***** DATA SECTION

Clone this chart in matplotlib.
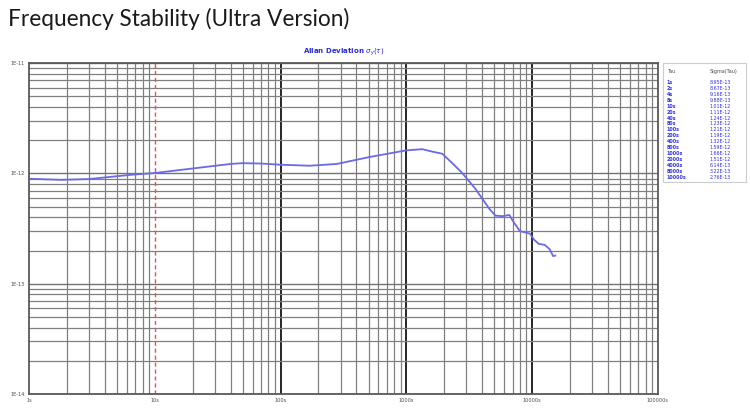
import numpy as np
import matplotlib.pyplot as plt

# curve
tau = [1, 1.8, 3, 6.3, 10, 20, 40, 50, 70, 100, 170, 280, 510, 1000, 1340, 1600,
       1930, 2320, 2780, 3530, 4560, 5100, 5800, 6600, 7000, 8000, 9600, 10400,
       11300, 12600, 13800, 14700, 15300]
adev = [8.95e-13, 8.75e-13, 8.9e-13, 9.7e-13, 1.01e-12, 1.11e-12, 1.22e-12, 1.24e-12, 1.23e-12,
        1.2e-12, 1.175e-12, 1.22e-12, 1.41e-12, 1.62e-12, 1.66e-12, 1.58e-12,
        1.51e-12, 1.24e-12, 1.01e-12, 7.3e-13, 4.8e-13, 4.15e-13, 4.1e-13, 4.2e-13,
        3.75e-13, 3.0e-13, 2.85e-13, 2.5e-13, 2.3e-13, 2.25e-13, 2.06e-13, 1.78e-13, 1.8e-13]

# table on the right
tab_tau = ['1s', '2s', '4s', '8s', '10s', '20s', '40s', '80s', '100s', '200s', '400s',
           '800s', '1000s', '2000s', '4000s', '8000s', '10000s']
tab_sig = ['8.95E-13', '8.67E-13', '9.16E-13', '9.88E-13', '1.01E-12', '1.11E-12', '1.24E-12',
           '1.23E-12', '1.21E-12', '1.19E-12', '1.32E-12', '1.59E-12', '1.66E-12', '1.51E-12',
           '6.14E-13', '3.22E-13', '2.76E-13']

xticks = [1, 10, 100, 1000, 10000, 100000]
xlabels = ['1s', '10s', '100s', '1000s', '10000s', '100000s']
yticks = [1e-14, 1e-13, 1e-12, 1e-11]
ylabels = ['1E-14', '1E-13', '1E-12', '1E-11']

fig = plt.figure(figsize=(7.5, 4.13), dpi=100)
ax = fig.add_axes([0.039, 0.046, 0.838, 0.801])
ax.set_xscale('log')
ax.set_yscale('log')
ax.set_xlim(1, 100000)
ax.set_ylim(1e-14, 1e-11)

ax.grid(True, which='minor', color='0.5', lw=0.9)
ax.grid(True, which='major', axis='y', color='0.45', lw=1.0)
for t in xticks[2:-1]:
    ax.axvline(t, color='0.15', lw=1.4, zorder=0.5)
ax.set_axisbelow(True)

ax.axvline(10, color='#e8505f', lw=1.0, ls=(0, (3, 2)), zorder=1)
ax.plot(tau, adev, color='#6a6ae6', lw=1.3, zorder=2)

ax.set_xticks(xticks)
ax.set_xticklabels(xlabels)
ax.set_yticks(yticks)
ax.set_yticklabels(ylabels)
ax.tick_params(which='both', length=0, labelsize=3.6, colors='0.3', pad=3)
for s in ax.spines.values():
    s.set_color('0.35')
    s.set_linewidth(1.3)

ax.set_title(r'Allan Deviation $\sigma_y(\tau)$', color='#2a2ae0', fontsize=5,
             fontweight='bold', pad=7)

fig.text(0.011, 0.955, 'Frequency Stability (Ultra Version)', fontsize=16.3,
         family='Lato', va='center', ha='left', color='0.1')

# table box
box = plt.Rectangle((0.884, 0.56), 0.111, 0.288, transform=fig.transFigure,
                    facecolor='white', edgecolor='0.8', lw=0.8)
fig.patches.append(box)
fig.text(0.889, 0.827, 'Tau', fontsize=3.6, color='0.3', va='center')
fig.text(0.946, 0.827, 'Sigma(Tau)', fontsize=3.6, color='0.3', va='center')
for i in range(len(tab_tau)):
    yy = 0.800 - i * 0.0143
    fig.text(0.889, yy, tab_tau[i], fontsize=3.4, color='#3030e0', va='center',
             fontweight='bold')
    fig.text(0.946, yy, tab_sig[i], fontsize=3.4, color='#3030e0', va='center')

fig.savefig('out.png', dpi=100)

**********

Return exactly what appears from the opening line of the material through the line with "import matplotlib.pyplot as plt", apart from the pictures.

SOLUTION TO THE EXERCISE:
Clone this chart in matplotlib.
import numpy as np
import matplotlib.pyplot as plt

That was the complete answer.